▸ **PROBLEM REQUIREMENTS**:
Copy each line with the word "this" in it.

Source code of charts
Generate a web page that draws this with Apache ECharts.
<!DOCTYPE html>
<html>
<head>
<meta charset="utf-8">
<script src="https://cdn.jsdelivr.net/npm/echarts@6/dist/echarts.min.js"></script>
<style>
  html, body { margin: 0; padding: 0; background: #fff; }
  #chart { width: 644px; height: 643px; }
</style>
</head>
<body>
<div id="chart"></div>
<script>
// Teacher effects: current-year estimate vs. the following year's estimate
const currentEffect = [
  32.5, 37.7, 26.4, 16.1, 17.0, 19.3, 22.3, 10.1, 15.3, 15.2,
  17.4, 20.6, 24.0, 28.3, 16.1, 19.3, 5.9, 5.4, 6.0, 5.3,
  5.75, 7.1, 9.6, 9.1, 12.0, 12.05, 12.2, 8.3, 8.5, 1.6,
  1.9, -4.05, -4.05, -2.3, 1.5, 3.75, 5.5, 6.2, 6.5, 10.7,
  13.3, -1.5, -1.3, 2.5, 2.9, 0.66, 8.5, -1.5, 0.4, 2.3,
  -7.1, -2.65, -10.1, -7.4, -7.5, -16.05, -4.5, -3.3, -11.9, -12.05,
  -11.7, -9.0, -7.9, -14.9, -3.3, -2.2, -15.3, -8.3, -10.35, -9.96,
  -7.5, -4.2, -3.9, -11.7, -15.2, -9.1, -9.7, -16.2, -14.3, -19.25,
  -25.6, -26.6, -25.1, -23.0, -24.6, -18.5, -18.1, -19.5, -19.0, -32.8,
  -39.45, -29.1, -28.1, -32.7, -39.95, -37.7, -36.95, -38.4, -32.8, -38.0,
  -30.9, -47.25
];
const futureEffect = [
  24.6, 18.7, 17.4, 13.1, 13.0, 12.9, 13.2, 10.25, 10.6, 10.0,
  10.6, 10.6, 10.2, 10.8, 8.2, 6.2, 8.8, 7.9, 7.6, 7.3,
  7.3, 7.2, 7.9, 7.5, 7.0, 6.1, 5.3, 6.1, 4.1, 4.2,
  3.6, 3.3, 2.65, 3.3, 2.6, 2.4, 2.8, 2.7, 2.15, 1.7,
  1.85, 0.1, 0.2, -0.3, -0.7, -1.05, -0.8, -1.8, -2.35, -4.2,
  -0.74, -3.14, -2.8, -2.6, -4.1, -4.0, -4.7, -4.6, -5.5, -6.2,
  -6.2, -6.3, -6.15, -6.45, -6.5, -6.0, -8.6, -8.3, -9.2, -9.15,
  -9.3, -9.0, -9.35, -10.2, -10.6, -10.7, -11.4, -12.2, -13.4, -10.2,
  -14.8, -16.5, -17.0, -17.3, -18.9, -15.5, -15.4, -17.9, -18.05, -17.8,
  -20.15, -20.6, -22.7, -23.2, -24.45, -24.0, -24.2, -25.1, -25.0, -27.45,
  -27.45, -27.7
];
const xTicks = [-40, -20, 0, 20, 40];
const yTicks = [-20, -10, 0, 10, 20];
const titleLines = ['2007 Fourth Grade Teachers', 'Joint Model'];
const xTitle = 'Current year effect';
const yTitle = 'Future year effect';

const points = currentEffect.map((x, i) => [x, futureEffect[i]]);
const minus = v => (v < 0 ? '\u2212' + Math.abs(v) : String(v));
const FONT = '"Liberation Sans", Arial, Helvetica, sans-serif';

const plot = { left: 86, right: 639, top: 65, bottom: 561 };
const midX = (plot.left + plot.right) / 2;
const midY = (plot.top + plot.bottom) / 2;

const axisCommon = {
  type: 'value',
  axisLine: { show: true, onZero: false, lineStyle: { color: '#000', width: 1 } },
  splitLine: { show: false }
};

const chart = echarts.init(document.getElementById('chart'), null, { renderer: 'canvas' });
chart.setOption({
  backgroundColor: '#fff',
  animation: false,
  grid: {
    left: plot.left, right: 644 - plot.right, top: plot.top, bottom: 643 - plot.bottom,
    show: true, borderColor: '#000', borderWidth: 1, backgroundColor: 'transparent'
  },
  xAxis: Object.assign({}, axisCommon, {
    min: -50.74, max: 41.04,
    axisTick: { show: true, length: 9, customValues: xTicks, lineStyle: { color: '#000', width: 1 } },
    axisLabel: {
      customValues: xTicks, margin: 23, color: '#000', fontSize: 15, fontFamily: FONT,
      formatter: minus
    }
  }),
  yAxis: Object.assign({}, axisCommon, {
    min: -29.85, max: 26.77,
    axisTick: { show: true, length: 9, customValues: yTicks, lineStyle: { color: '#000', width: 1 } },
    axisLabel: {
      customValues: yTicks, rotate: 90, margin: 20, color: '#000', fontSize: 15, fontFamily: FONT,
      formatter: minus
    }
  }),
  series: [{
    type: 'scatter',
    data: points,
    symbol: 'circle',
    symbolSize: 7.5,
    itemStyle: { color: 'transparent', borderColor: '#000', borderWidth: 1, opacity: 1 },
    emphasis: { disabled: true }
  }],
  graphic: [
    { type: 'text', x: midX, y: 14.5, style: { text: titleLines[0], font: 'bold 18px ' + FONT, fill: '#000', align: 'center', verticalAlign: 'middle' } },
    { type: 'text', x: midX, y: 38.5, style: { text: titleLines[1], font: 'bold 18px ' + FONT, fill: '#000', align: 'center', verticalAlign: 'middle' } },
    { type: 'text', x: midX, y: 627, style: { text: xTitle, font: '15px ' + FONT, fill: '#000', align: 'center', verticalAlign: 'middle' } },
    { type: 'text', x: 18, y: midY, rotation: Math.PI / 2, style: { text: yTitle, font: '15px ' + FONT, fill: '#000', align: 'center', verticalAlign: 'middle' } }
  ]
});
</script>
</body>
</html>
==
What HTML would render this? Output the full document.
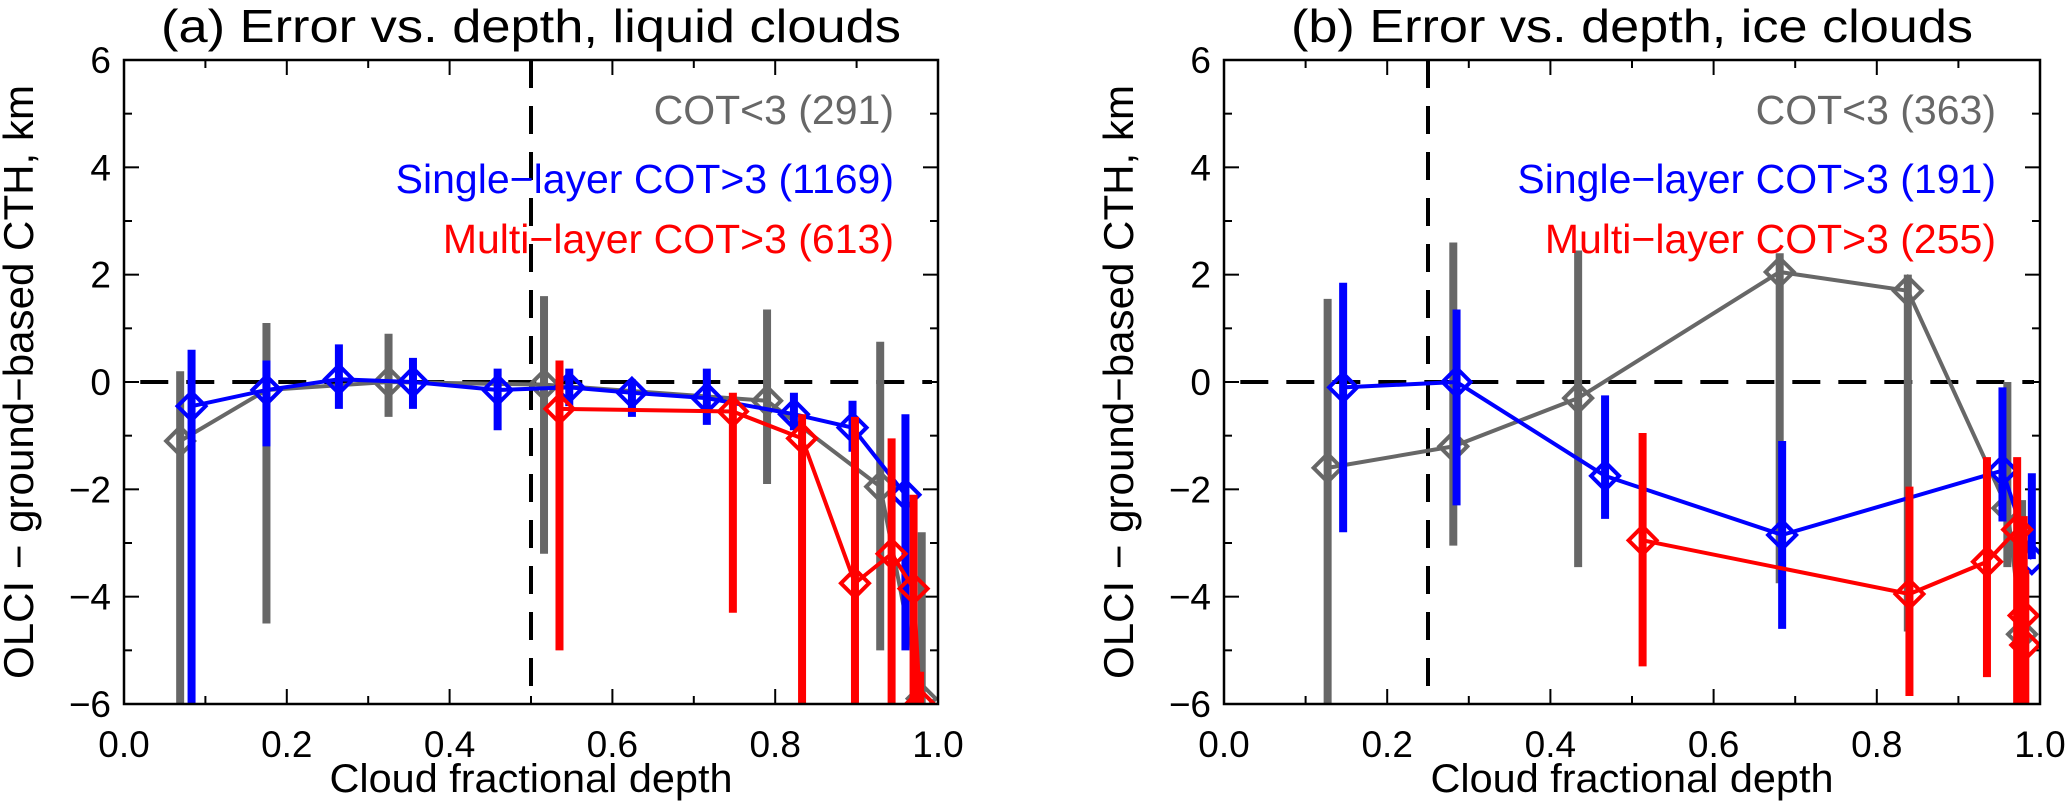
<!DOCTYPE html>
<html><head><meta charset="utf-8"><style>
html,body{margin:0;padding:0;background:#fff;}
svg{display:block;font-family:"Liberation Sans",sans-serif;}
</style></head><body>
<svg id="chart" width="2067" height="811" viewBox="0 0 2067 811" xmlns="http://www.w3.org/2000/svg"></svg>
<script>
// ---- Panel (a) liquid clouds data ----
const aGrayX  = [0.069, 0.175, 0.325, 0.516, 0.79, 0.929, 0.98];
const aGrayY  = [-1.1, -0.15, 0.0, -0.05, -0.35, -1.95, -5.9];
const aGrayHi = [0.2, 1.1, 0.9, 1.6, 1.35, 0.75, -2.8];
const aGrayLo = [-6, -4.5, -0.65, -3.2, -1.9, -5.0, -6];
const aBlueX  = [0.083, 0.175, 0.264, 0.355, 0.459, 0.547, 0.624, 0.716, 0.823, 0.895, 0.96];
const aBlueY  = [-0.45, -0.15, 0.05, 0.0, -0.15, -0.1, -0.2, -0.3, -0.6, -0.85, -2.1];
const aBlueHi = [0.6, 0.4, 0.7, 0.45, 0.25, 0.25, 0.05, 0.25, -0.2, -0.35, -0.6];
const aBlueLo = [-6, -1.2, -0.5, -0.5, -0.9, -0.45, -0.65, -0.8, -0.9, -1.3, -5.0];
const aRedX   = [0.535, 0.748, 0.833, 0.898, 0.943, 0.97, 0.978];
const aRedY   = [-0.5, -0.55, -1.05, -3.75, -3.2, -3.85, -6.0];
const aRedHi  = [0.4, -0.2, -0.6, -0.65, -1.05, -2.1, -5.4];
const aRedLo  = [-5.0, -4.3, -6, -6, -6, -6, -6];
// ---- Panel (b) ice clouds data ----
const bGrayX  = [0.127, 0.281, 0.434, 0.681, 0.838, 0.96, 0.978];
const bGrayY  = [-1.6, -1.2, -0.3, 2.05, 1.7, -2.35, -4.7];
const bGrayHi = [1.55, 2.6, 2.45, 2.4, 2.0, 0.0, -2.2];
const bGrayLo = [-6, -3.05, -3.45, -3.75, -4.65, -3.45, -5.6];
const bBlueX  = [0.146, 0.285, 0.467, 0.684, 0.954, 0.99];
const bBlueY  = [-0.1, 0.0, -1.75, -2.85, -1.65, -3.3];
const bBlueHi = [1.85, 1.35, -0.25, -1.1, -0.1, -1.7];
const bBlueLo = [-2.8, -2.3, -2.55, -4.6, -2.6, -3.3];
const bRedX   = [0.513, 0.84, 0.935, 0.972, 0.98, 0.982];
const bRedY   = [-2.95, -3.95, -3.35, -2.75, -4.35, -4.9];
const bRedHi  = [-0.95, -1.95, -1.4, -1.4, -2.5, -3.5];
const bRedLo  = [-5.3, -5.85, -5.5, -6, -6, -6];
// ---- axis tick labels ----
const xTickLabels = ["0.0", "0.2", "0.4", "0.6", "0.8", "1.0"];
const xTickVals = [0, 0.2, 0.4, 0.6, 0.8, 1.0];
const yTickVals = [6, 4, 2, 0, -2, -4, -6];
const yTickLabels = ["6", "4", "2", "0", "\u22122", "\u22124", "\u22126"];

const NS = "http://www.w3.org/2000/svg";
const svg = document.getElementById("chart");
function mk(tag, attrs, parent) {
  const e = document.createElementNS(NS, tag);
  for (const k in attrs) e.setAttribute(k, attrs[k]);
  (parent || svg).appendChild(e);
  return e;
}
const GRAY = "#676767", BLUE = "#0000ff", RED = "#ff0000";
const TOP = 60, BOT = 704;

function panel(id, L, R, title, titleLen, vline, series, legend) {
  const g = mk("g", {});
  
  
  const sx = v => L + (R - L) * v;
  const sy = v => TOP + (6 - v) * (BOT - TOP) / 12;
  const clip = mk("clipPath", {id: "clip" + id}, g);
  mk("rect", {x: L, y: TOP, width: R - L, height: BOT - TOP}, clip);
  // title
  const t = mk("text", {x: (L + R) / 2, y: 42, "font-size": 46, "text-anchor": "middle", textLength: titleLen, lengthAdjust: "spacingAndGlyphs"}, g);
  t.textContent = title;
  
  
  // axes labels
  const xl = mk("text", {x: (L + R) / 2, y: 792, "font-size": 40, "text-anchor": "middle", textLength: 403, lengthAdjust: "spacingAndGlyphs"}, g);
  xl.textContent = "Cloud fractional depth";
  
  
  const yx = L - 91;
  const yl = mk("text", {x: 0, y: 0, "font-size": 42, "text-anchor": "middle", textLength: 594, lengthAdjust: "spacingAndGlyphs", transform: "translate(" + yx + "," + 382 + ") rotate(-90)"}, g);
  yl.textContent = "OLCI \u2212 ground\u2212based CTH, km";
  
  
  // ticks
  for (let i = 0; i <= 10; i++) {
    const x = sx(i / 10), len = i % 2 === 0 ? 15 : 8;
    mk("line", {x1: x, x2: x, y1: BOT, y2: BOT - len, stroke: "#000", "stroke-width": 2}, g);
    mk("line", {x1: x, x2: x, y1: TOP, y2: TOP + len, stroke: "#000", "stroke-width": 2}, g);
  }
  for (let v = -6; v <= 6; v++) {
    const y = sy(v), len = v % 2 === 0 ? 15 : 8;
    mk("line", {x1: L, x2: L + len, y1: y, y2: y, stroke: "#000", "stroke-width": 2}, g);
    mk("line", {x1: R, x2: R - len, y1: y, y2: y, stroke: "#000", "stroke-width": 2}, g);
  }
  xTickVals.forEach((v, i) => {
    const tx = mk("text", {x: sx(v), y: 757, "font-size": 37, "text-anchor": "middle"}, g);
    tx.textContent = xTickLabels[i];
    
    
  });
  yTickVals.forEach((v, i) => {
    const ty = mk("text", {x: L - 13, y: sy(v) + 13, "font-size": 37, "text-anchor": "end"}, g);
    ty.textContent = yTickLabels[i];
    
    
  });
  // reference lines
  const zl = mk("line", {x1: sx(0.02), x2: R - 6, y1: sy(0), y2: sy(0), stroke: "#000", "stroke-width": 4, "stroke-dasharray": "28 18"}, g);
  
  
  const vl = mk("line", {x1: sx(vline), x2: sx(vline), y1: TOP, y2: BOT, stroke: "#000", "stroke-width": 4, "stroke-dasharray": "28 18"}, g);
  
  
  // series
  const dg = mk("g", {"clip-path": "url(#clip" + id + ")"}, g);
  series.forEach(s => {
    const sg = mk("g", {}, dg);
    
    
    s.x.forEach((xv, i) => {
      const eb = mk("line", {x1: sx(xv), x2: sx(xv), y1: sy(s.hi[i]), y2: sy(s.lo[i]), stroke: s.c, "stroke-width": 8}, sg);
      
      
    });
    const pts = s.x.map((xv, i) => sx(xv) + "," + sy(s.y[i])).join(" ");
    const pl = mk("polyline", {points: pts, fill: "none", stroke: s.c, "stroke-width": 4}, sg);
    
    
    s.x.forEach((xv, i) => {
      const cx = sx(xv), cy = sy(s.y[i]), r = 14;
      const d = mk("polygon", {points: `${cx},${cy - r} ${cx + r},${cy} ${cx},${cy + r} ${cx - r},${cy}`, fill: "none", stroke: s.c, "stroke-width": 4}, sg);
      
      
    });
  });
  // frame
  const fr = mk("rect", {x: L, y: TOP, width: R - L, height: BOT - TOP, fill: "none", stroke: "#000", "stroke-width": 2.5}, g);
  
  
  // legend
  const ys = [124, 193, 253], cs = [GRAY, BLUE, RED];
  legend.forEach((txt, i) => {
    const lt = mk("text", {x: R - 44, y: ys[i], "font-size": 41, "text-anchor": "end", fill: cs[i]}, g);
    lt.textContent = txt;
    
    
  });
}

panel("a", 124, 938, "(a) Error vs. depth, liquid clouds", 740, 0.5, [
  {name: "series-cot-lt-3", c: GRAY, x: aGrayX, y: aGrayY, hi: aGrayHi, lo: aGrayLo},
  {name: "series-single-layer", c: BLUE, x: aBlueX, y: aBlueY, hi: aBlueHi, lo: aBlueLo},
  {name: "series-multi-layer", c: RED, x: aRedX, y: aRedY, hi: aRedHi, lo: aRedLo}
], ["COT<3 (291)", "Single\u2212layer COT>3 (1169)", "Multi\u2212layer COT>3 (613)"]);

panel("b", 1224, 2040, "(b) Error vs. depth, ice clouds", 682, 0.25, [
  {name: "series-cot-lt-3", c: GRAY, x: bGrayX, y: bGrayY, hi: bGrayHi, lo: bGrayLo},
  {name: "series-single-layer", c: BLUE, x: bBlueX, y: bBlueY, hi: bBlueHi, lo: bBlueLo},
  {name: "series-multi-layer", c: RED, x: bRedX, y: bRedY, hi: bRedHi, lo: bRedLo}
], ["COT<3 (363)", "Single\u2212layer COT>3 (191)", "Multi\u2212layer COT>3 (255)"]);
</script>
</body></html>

▸ **CORRECT ANSWER**:
Generate a web page that draws this with Apache ECharts.
What HTML would render this? Output the full document.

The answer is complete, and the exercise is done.